This examination is a particularly important skill to master but is also one of the more complex ones. It not only involves a thorough examination of the heart, but also of the hands, face, neck and other areas of the body.
A chaperone should be present for this procedure.
Introduce yourself to the patient and explain the examination procedure. Ensure that you gain their consent before continuing and don't forget to wash your hands.
Ask the patient to remove their top so that the chest is entirely exposed and place them on the bed with their trunk at 45 degrees.
Begin by observing the patient from the end of the bed.
You should note whether the patient looks comfortable.
- Are they cyanosed or flushed?
- Is their respiration rate normal?
- Are there any clues around the bed such as PCA machines, GTN sprays or an oxygen mask?
Comments should be provided to the examiner on each of these areas.
Take the radial pulse.

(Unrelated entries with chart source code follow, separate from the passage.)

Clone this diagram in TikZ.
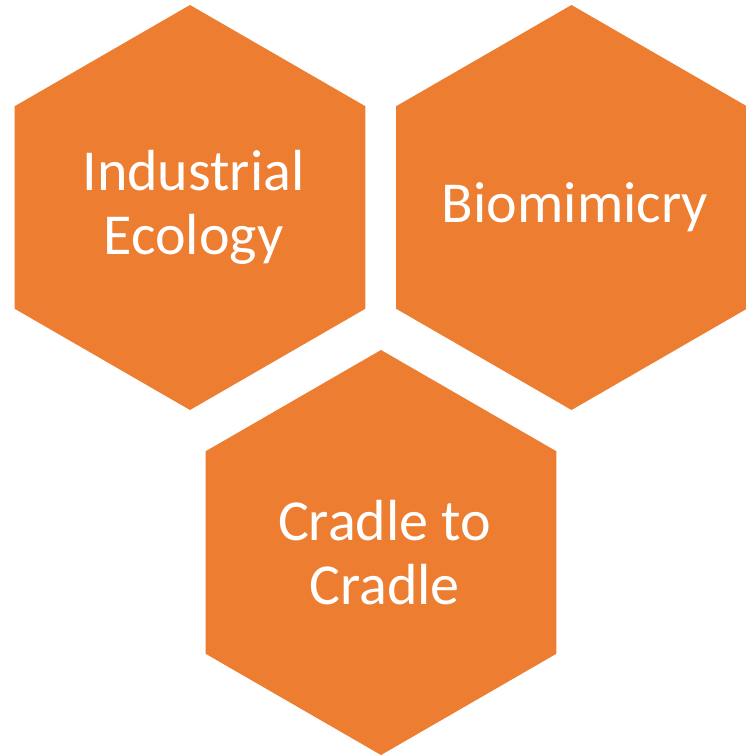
\documentclass[tikz,border=0pt]{standalone}
\usepackage{fontspec}
\setmainfont{Carlito}
\usetikzlibrary{shapes.geometric}
\definecolor{hexorange}{HTML}{ED7D31}

\begin{document}
\begin{tikzpicture}[x=1pt,y=-1pt,
    hexcell/.style={regular polygon, regular polygon sides=6, shape border rotate=30,
      minimum size=405pt, inner sep=0pt, fill=hexorange},
    hextext/.style={text=white, align=center, inner sep=0pt, xshift=3.5pt,
      font=\fontsize{58}{64}\selectfont}]
    \useasboundingbox (0,0) rectangle (746,755);

    \node[hexcell, label={[hextext]center:Industrial\\Ecology}] (ecology) at (190,207.5) {};
    \node[hexcell, label={[hextext]center:Biomimicry}] (biomimicry) at (571.5,207.5) {};
    \node[hexcell, label={[hextext]center:Cradle to\\Cradle}] (cradle) at (381,552.5) {};
\end{tikzpicture}
\end{document}
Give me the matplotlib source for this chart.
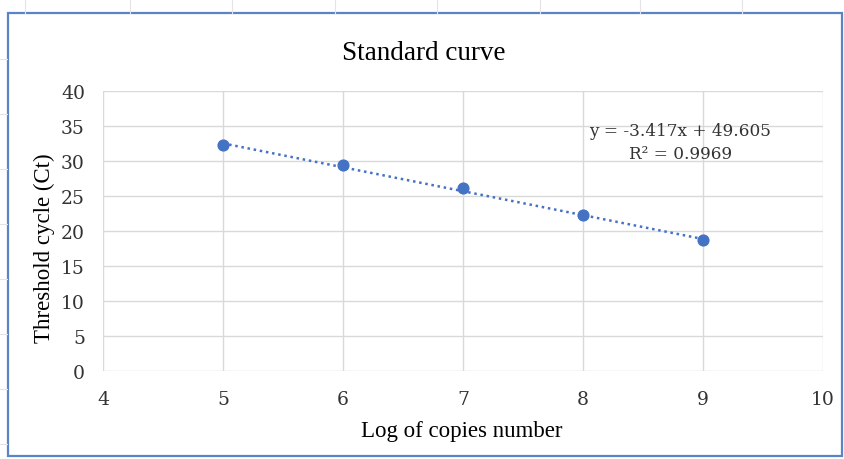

It is not a suitable pulse for describing the character of the pulsation, but can be used to assess the rate and rhythm. At this point you should also check for a collapsing pulse - a sign of aortic incompetence.
Remembering to check that the patient doesn't have any problems with their shoulder, locate the radial pulse and place your palm over it, then raise the arm above the patient's head. A collapsing pulse will present as a knocking on your palm.
Examine the extensor aspect of the elbow for any evidence of xanthomata.
At this point you should say to the examiner that you would like to take the blood pressure. They will usually tell you not to and give you the value.
Move to the patient's neck to assess their jugular venous pressure (JVP).
Ask them to turn their head to look away from you. Look across the neck between the two heads of sternocleidomastoid for a pulsation. If you do see a pulsation you need to determine whether it is the JVP - if it is then the pulsation is non-palpable, obliterable by compressing distal to it, and will be exaggerated by performing the hepatojugular reflex.
Having warned the patient that it may cause some discomfort, press down on the liver. This will cause the JVP to rise further. If you decide the pulsation is due to the JVP, note its vertical height above the sternal angle.
Move the examination to the chest, or precordium*. Start by inspecting the area, particularly looking for any obvious pulsations, abnormalities or scars, remembering to check the axillae as well.
*In some courses, precordium is spelt "praecordium".
Palpation of the precordium starts by trying to locate the apex beat. Start by doing this with your entire hand and gradually become more specific until it is felt under one finger and describe its location anatomically.
The normal location is in the 5th intercostal space in the mid-clavicular line. However, it is not uncommon to not feel the apex beat at all.
Auscultation is now performed for all four valves of the heart in the following areas:
- Mitral valve - where the apex beat was felt.
- Tricuspid valve - on the left edge of the sternum in the 4th intercostal space.
- Pulmonary valve - on the left edge of the sternum in the 2nd intercostal space.
- Aortic valve - on the right edge of the sternum in the 2nd intercostal space.
You should listen initially with the diaphragm noting how many heart sounds you can hear:
- Are there any extra to the two normal sounds?
- Are there any murmurs?
- Are the heart sounds normal in character?
- Can you hear any rub?
If you hear any abnormal sounds you should describe them by when they occur and the type of sound they are producing. Feeling the radial pulse at the same time can give good indication as to when the sound occurs ‚Äì the pulse occurs at systole. Furthermore, if you suspect a murmur, check if it radiates. Mitral murmurs typically radiate to the left axilla whereas aortic murmurs are heard over the left carotid artery.
You may also wish to listen with the bell of your stethoscope for any low pitched murmurs.
To further check for mitral stenosis you can lay the patient on their left side, ask them to breathe in, then out and hold it out and listen over the apex and axilla with the bell of the stethoscope.
Aortic incompetence can be assessed in a similar way but ask the patient to sit forward, repeat the breathe in, out and hold exercise and listen over the aortic area with the diaphragm.
Finally you should assess for any oedema. Whilst the patient is sat forward, feel the sacrum for oedema and also assess the ankles for the same.
Thank the patient and allow them to dress. Report your findings to your examiner.